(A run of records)
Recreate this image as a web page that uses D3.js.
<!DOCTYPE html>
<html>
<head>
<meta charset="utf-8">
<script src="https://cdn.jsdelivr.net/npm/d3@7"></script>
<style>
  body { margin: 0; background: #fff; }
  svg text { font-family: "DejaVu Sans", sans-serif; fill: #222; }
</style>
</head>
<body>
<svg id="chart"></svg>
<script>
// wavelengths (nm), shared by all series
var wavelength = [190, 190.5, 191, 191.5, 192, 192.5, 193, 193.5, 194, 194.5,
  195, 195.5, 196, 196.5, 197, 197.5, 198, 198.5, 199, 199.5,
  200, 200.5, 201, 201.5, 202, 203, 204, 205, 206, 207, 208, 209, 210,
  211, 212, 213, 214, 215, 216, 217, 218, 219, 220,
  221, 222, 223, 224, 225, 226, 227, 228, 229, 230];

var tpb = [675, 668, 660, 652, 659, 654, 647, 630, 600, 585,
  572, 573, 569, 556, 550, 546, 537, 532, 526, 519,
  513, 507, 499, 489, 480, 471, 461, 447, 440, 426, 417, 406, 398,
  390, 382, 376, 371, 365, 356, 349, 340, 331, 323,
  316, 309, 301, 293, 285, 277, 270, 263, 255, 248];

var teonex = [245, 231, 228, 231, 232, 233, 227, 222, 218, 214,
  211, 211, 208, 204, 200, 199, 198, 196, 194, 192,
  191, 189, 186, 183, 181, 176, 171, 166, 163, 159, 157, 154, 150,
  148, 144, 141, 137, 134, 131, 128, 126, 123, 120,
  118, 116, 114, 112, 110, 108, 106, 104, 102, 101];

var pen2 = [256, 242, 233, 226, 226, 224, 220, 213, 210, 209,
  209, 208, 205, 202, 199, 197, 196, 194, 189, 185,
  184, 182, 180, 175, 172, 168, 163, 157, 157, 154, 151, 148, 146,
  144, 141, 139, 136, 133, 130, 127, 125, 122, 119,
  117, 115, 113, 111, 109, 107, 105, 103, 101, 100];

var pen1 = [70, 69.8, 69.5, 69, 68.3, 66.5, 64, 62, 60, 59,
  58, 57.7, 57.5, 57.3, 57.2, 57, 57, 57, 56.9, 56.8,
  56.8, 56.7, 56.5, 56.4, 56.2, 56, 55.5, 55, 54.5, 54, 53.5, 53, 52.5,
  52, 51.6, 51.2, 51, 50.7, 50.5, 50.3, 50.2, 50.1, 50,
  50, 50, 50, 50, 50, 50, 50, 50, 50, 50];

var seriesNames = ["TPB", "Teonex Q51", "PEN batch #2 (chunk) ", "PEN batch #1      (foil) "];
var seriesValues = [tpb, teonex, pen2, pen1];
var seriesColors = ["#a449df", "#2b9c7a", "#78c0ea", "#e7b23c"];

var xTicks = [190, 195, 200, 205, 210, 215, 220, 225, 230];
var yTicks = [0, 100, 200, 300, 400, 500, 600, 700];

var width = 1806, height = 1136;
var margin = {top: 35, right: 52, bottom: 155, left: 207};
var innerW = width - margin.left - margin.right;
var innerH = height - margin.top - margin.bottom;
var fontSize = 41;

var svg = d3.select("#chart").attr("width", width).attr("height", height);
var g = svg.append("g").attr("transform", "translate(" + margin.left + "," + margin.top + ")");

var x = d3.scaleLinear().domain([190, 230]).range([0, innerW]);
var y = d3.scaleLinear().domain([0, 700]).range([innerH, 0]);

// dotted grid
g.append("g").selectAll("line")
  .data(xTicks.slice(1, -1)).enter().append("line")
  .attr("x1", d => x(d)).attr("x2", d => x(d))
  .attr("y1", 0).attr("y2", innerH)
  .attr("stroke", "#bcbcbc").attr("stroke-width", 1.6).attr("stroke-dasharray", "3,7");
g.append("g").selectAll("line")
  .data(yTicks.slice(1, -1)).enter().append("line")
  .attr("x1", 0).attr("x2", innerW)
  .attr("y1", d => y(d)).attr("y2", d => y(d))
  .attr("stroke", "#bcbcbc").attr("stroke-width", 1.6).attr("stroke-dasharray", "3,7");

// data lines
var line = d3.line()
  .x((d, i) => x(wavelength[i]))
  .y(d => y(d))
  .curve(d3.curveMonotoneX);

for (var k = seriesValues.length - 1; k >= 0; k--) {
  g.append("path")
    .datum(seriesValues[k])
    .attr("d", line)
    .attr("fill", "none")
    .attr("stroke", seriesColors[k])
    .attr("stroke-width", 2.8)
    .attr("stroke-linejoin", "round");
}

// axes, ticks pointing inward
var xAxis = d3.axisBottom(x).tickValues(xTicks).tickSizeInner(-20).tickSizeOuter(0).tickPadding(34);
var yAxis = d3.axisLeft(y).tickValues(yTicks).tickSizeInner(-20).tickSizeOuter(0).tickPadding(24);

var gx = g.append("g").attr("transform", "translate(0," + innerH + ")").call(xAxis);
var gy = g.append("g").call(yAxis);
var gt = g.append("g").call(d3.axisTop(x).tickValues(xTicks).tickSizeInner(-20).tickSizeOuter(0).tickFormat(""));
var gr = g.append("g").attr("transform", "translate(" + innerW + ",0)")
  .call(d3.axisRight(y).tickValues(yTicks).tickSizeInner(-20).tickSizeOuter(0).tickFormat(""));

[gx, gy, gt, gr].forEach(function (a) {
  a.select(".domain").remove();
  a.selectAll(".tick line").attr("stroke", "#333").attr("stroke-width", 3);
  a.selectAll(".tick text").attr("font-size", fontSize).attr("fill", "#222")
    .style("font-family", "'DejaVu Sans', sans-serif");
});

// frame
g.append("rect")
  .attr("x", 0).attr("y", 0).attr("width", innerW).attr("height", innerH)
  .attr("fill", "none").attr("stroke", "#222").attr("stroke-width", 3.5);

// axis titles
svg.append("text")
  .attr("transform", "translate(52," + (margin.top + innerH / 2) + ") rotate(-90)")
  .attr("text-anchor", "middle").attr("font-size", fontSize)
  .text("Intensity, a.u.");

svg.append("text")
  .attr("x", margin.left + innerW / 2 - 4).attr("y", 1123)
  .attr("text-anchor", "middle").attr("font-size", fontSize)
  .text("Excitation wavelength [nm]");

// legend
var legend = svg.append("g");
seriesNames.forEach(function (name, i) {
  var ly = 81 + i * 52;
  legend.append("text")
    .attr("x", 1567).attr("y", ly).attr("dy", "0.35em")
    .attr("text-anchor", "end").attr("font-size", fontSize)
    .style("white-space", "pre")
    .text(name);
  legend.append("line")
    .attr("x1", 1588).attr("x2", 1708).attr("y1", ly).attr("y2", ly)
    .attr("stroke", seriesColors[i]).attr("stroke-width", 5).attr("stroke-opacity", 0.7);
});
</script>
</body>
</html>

--

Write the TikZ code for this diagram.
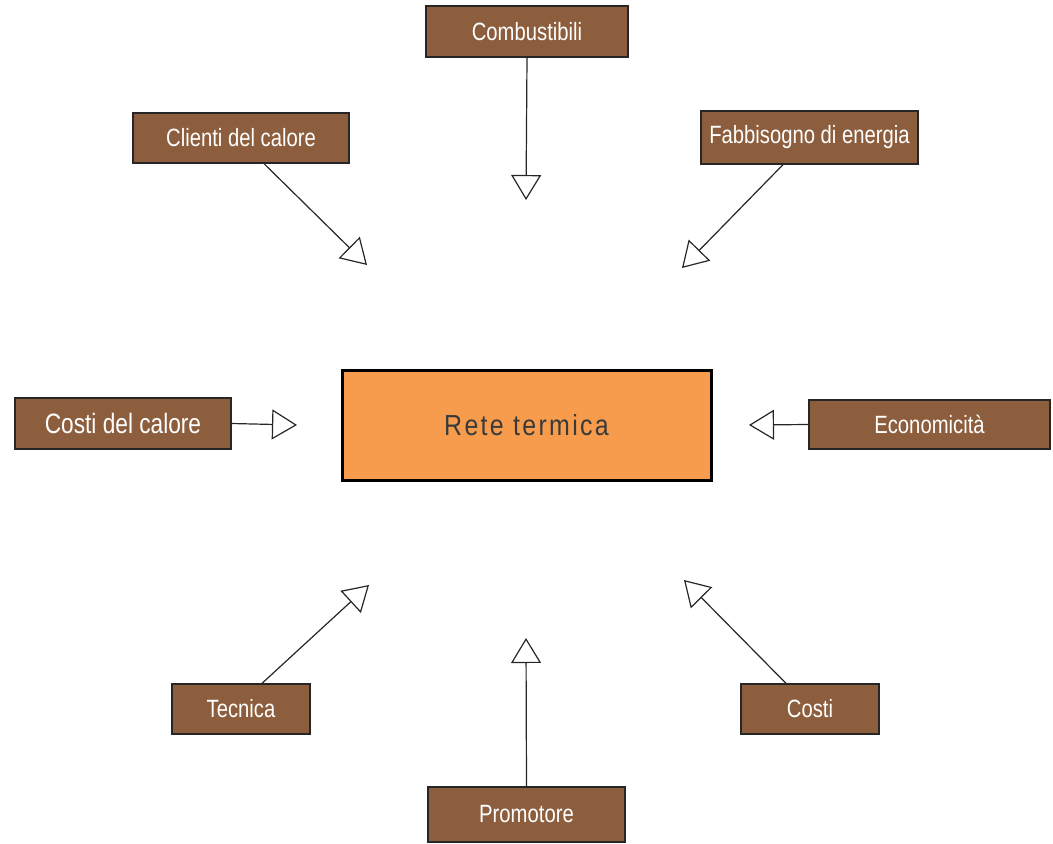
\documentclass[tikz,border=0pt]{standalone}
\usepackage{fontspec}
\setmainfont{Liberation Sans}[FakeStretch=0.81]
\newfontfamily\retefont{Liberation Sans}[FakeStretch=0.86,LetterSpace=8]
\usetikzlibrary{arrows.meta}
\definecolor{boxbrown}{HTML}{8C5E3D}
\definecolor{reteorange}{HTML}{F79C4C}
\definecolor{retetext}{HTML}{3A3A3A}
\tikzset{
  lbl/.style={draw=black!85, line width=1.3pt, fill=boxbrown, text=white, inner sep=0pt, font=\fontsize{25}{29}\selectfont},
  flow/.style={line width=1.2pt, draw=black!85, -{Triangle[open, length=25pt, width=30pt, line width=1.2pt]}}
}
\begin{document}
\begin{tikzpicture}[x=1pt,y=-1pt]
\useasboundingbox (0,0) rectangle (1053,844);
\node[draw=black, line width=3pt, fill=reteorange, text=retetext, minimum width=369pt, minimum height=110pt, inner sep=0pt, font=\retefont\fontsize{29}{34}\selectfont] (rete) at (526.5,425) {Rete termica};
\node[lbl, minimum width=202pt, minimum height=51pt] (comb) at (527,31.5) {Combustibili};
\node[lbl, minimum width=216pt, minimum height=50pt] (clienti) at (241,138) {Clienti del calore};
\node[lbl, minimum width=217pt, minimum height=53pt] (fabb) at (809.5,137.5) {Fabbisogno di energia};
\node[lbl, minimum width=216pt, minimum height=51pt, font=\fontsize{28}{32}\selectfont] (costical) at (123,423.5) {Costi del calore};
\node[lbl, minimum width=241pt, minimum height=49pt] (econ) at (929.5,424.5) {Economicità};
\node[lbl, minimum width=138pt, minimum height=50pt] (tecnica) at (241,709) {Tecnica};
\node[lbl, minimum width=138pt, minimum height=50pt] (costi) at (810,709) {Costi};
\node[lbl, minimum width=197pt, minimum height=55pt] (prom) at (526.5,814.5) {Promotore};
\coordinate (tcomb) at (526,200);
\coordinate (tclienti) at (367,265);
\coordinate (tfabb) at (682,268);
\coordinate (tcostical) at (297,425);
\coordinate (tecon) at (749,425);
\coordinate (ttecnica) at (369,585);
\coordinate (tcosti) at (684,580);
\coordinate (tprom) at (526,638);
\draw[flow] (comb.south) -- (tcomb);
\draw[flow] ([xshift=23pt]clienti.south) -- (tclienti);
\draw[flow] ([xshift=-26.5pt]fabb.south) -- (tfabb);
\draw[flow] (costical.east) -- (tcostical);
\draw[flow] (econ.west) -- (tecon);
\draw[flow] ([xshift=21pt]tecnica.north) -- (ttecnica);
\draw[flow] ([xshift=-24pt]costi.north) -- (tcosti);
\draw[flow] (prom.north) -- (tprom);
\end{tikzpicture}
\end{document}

==

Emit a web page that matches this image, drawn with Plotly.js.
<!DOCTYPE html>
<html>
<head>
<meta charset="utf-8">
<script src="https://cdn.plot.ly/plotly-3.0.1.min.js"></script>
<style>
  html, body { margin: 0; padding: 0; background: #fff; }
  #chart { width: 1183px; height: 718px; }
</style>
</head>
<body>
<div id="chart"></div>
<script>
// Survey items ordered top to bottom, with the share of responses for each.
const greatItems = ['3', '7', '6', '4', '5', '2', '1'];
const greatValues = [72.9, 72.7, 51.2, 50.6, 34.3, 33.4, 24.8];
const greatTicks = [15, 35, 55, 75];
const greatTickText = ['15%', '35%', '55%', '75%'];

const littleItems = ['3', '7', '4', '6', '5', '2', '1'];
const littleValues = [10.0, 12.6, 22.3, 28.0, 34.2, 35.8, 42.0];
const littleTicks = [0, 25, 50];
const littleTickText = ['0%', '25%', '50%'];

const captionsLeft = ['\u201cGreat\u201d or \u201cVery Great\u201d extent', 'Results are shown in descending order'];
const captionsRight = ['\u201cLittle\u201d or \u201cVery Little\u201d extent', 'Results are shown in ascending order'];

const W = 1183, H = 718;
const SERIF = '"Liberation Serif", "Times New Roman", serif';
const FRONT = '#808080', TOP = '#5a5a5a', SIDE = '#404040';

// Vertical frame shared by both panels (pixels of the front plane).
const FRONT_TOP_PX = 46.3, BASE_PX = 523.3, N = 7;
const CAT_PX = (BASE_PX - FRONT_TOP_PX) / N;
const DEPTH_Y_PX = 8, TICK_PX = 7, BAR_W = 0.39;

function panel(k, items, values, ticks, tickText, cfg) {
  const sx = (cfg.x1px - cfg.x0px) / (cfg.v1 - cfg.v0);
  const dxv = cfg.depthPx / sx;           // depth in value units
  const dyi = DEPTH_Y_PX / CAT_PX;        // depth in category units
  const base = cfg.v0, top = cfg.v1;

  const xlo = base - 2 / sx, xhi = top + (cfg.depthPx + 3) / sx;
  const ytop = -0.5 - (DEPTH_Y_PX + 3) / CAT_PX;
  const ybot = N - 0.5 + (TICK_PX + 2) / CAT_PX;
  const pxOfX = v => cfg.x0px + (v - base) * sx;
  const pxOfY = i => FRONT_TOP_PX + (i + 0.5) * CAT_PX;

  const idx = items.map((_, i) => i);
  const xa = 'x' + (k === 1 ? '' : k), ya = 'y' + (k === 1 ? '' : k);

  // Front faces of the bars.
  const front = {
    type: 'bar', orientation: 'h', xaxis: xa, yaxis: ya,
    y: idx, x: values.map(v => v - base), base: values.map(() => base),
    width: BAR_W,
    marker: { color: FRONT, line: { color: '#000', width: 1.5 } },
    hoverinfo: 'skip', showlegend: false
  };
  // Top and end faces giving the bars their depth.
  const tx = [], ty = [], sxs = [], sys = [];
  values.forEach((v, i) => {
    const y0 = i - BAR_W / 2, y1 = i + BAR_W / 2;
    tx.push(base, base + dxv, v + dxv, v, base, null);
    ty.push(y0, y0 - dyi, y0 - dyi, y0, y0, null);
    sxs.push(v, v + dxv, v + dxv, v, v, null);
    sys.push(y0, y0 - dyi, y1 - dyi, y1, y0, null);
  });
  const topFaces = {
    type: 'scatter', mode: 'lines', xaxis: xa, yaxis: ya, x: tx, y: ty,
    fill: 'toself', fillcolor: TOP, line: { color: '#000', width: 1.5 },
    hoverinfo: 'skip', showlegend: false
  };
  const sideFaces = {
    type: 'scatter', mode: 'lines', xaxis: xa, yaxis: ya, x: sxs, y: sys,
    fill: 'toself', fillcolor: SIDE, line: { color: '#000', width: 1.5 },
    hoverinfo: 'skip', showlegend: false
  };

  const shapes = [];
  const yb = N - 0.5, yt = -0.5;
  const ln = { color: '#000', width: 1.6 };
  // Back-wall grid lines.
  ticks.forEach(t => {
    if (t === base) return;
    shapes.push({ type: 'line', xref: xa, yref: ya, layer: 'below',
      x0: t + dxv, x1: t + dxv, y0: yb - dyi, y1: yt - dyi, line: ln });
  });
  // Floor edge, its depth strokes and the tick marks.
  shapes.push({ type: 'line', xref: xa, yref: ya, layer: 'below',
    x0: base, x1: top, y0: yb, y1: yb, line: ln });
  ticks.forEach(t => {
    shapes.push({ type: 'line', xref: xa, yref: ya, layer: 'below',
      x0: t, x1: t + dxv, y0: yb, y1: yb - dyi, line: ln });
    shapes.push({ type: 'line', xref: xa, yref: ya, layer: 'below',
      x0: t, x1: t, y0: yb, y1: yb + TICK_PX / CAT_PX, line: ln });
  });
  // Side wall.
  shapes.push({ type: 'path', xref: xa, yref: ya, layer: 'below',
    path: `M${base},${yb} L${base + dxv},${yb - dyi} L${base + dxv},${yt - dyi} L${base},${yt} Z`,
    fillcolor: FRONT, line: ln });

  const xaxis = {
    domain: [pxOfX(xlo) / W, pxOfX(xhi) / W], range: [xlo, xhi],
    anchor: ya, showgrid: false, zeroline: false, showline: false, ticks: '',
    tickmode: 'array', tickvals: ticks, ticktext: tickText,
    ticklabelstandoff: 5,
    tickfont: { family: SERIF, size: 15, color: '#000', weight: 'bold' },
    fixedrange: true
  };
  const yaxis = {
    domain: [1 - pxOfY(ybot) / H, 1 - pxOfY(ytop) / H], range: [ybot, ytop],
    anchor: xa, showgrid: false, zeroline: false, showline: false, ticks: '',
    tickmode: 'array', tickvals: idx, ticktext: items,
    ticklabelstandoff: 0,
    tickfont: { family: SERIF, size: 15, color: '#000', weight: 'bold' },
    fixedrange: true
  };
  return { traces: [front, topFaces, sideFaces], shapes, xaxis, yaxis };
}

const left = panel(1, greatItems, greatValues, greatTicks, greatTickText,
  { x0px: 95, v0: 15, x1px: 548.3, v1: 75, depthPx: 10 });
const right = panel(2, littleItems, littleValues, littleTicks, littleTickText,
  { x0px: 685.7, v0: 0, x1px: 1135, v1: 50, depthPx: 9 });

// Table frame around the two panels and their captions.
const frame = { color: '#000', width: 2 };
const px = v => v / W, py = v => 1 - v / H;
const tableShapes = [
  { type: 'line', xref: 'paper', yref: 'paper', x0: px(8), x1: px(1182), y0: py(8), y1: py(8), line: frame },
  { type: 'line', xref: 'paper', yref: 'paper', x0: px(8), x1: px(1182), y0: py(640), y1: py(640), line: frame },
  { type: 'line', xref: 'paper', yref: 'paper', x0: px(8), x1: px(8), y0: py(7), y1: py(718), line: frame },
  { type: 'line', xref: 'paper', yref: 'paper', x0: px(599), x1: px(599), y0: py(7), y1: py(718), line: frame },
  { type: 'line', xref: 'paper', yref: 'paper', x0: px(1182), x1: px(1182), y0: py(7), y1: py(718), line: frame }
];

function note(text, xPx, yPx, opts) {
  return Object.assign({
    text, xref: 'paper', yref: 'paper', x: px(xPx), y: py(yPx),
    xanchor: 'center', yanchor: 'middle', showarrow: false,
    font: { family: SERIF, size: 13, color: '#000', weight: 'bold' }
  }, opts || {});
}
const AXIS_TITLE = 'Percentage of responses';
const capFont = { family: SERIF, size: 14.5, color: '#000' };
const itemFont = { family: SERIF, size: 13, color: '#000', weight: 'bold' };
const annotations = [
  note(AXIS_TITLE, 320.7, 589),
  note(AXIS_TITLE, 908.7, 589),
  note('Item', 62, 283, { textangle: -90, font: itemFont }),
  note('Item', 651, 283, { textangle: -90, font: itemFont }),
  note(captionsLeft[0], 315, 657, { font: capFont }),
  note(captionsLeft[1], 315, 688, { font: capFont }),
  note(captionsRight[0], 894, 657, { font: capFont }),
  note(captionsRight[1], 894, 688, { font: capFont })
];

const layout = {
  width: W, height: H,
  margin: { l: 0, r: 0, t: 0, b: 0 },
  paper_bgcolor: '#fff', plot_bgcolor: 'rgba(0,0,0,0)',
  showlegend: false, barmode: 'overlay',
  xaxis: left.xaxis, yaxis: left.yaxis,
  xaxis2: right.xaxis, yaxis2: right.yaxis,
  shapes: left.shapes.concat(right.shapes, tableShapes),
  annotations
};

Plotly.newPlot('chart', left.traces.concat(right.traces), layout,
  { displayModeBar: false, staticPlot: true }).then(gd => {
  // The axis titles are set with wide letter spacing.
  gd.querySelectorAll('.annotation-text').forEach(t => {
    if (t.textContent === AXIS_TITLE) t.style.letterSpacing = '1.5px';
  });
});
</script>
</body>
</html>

* _Goal_
Pull out every line above that holds the word "image".

* _Written answer_
Recreate this image as a web page that uses D3.js.
Emit a web page that matches this image, drawn with Plotly.js.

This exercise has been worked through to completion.